§ **Exercise objective**
Word for word, give the material below again, minus any images.
-- BEGIN Data extract --
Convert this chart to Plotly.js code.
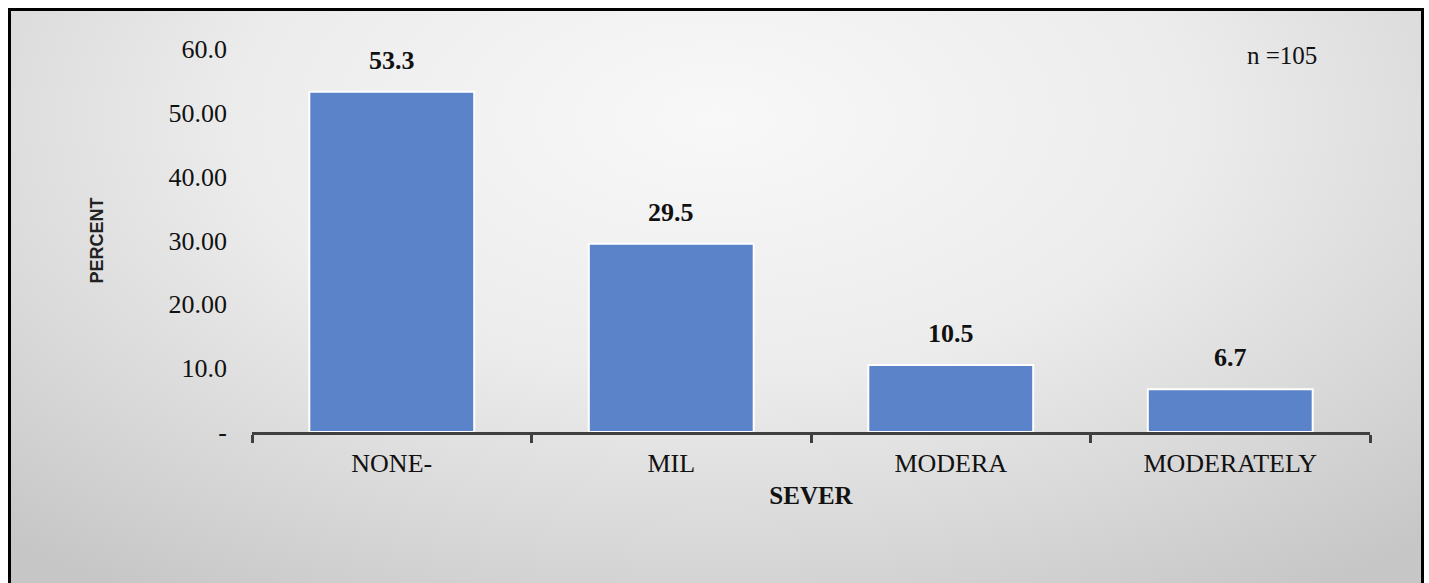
<!DOCTYPE html>
<html>
<head>
<meta charset="utf-8">
<script src="https://cdn.plot.ly/plotly-3.0.1.min.js"></script>
<style>
  html, body { margin: 0; padding: 0; width: 1429px; height: 583px; overflow: hidden; background: #ffffff; }
  #frame {
    position: absolute; left: 8px; top: 8px; width: 1410px; height: 600px;
    border-left: 3px solid #000; border-top: 3px solid #000; border-right: 3px solid #000;
    background: radial-gradient(ellipse 75% 95% at 50% 18%, #f8f8f8 0%, #ececec 45%, #d8d8d8 75%, #c6c6c6 100%);
  }
  #chart { position: absolute; left: 0; top: 0; width: 1429px; height: 583px; }
</style>
</head>
<body>
<div id="frame"></div>
<div id="chart"></div>
<script>
const categories = ["NONE-", "MIL", "MODERA", "MODERATELY"];
const percents = [53.3, 29.5, 10.5, 6.7];
const valueLabels = ["53.3", "29.5", "10.5", "6.7"];
const yTickVals = [0, 10, 20, 30, 40, 50, 60];
const yTickText = ["-", "10.0", "20.00", "30.00", "40.00", "50.00", "60.0"];
const sampleNote = "n =105";

const serif = "'Liberation Serif', 'Times New Roman', serif";

const trace = {
  type: "bar",
  x: categories,
  y: percents,
  marker: { color: "#5b83c9", line: { color: "#ffffff", width: 2 } },
  hoverinfo: "x+y"
};

const annotations = categories.map((c, i) => ({
  x: c, y: percents[i], xref: "x", yref: "y",
  text: "<b>" + valueLabels[i] + "</b>",
  showarrow: false, yanchor: "bottom", yshift: 15,
  font: { family: serif, size: 26, color: "#111111" }
}));
annotations.push({
  x: 0.921, y: 0.982, xref: "paper", yref: "paper",
  text: sampleNote, showarrow: false, xanchor: "center", yanchor: "middle",
  font: { family: serif, size: 25, color: "#111111" }
});

const layout = {
  width: 1429, height: 583,
  margin: { l: 252, r: 59, t: 49, b: 151 },
  paper_bgcolor: "rgba(0,0,0,0)",
  plot_bgcolor: "rgba(0,0,0,0)",
  bargap: 0.41,
  showlegend: false,
  xaxis: {
    type: "category",
    showline: true, linecolor: "#404040", linewidth: 3,
    ticks: "outside", tickson: "boundaries", ticklen: 8, tickwidth: 3, tickcolor: "#404040",
    ticklabelstandoff: 6,
    showgrid: false, zeroline: false,
    tickfont: { family: serif, size: 26, color: "#111111" },
    title: { text: "<b>SEVER</b>", font: { family: serif, size: 25, color: "#111111" }, standoff: 10 }
  },
  yaxis: {
    range: [0, 60],
    tickvals: yTickVals, ticktext: yTickText,
    showline: false, showgrid: false, zeroline: false, ticks: "",
    ticklabelstandoff: 24,
    tickfont: { family: serif, size: 26, color: "#111111" },
    title: { text: "<b>PERCENT</b>", font: { family: "'Liberation Sans', Arial, sans-serif", size: 18, color: "#222222" }, standoff: 60 }
  },
  annotations: annotations
};

Plotly.newPlot("chart", [trace], layout, { displayModeBar: false, staticPlot: true });
</script>
</body>
</html>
-- END Data extract --
§ **Finished exercise**
Convert this chart to Plotly.js code.
<!DOCTYPE html>
<html>
<head>
<meta charset="utf-8">
<script src="https://cdn.plot.ly/plotly-3.0.1.min.js"></script>
<style>
  html, body { margin: 0; padding: 0; width: 1429px; height: 583px; overflow: hidden; background: #ffffff; }
  #frame {
    position: absolute; left: 8px; top: 8px; width: 1410px; height: 600px;
    border-left: 3px solid #000; border-top: 3px solid #000; border-right: 3px solid #000;
    background: radial-gradient(ellipse 75% 95% at 50% 18%, #f8f8f8 0%, #ececec 45%, #d8d8d8 75%, #c6c6c6 100%);
  }
  #chart { position: absolute; left: 0; top: 0; width: 1429px; height: 583px; }
</style>
</head>
<body>
<div id="frame"></div>
<div id="chart"></div>
<script>
const categories = ["NONE-", "MIL", "MODERA", "MODERATELY"];
const percents = [53.3, 29.5, 10.5, 6.7];
const valueLabels = ["53.3", "29.5", "10.5", "6.7"];
const yTickVals = [0, 10, 20, 30, 40, 50, 60];
const yTickText = ["-", "10.0", "20.00", "30.00", "40.00", "50.00", "60.0"];
const sampleNote = "n =105";

const serif = "'Liberation Serif', 'Times New Roman', serif";

const trace = {
  type: "bar",
  x: categories,
  y: percents,
  marker: { color: "#5b83c9", line: { color: "#ffffff", width: 2 } },
  hoverinfo: "x+y"
};

const annotations = categories.map((c, i) => ({
  x: c, y: percents[i], xref: "x", yref: "y",
  text: "<b>" + valueLabels[i] + "</b>",
  showarrow: false, yanchor: "bottom", yshift: 15,
  font: { family: serif, size: 26, color: "#111111" }
}));
annotations.push({
  x: 0.921, y: 0.982, xref: "paper", yref: "paper",
  text: sampleNote, showarrow: false, xanchor: "center", yanchor: "middle",
  font: { family: serif, size: 25, color: "#111111" }
});

const layout = {
  width: 1429, height: 583,
  margin: { l: 252, r: 59, t: 49, b: 151 },
  paper_bgcolor: "rgba(0,0,0,0)",
  plot_bgcolor: "rgba(0,0,0,0)",
  bargap: 0.41,
  showlegend: false,
  xaxis: {
    type: "category",
    showline: true, linecolor: "#404040", linewidth: 3,
    ticks: "outside", tickson: "boundaries", ticklen: 8, tickwidth: 3, tickcolor: "#404040",
    ticklabelstandoff: 6,
    showgrid: false, zeroline: false,
    tickfont: { family: serif, size: 26, color: "#111111" },
    title: { text: "<b>SEVER</b>", font: { family: serif, size: 25, color: "#111111" }, standoff: 10 }
  },
  yaxis: {
    range: [0, 60],
    tickvals: yTickVals, ticktext: yTickText,
    showline: false, showgrid: false, zeroline: false, ticks: "",
    ticklabelstandoff: 24,
    tickfont: { family: serif, size: 26, color: "#111111" },
    title: { text: "<b>PERCENT</b>", font: { family: "'Liberation Sans', Arial, sans-serif", size: 18, color: "#222222" }, standoff: 60 }
  },
  annotations: annotations
};

Plotly.newPlot("chart", [trace], layout, { displayModeBar: false, staticPlot: true });
</script>
</body>
</html>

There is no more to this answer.